[The task]
Repeat the data below exactly, dropping any pictures it holds.

>>>>>

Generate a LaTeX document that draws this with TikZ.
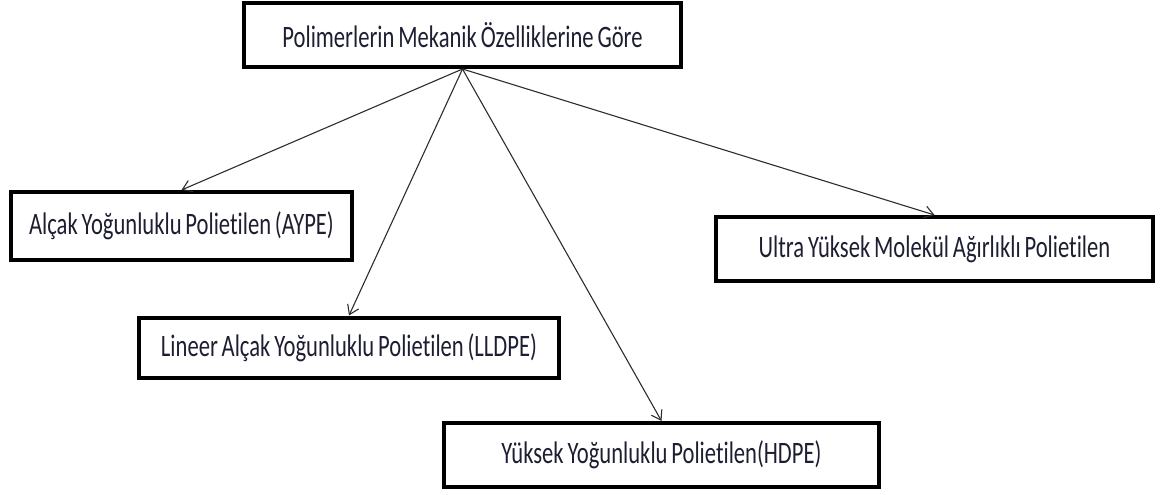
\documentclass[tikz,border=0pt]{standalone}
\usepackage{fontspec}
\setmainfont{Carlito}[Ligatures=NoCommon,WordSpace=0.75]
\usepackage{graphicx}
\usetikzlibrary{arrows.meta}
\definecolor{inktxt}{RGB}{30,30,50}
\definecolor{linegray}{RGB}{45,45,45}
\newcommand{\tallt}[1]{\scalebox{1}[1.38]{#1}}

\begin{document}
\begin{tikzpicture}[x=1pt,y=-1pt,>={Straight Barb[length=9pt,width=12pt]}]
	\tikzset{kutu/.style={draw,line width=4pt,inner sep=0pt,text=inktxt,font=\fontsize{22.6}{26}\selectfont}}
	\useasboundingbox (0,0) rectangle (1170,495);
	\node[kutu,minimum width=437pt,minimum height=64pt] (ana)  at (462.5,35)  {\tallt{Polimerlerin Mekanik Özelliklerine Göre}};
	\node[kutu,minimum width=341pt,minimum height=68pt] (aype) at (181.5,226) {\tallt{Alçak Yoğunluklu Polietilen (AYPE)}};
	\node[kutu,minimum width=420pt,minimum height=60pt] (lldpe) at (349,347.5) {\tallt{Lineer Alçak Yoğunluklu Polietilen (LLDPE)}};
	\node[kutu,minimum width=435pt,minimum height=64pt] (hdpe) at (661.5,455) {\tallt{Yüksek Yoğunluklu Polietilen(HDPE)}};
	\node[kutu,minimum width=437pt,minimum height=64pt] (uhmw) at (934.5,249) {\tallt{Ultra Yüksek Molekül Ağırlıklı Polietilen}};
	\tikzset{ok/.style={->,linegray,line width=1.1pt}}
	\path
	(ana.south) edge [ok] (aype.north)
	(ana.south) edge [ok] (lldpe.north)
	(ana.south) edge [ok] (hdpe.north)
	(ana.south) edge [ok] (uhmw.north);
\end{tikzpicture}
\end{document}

<<<<<

[Written solution]
Generate a LaTeX document that draws this with TikZ.
\documentclass[tikz,border=0pt]{standalone}
\usepackage{fontspec}
\setmainfont{Carlito}[Ligatures=NoCommon,WordSpace=0.75]
\usepackage{graphicx}
\usetikzlibrary{arrows.meta}
\definecolor{inktxt}{RGB}{30,30,50}
\definecolor{linegray}{RGB}{45,45,45}
\newcommand{\tallt}[1]{\scalebox{1}[1.38]{#1}}

\begin{document}
\begin{tikzpicture}[x=1pt,y=-1pt,>={Straight Barb[length=9pt,width=12pt]}]
	\tikzset{kutu/.style={draw,line width=4pt,inner sep=0pt,text=inktxt,font=\fontsize{22.6}{26}\selectfont}}
	\useasboundingbox (0,0) rectangle (1170,495);
	\node[kutu,minimum width=437pt,minimum height=64pt] (ana)  at (462.5,35)  {\tallt{Polimerlerin Mekanik Özelliklerine Göre}};
	\node[kutu,minimum width=341pt,minimum height=68pt] (aype) at (181.5,226) {\tallt{Alçak Yoğunluklu Polietilen (AYPE)}};
	\node[kutu,minimum width=420pt,minimum height=60pt] (lldpe) at (349,347.5) {\tallt{Lineer Alçak Yoğunluklu Polietilen (LLDPE)}};
	\node[kutu,minimum width=435pt,minimum height=64pt] (hdpe) at (661.5,455) {\tallt{Yüksek Yoğunluklu Polietilen(HDPE)}};
	\node[kutu,minimum width=437pt,minimum height=64pt] (uhmw) at (934.5,249) {\tallt{Ultra Yüksek Molekül Ağırlıklı Polietilen}};
	\tikzset{ok/.style={->,linegray,line width=1.1pt}}
	\path
	(ana.south) edge [ok] (aype.north)
	(ana.south) edge [ok] (lldpe.north)
	(ana.south) edge [ok] (hdpe.north)
	(ana.south) edge [ok] (uhmw.north);
\end{tikzpicture}
\end{document}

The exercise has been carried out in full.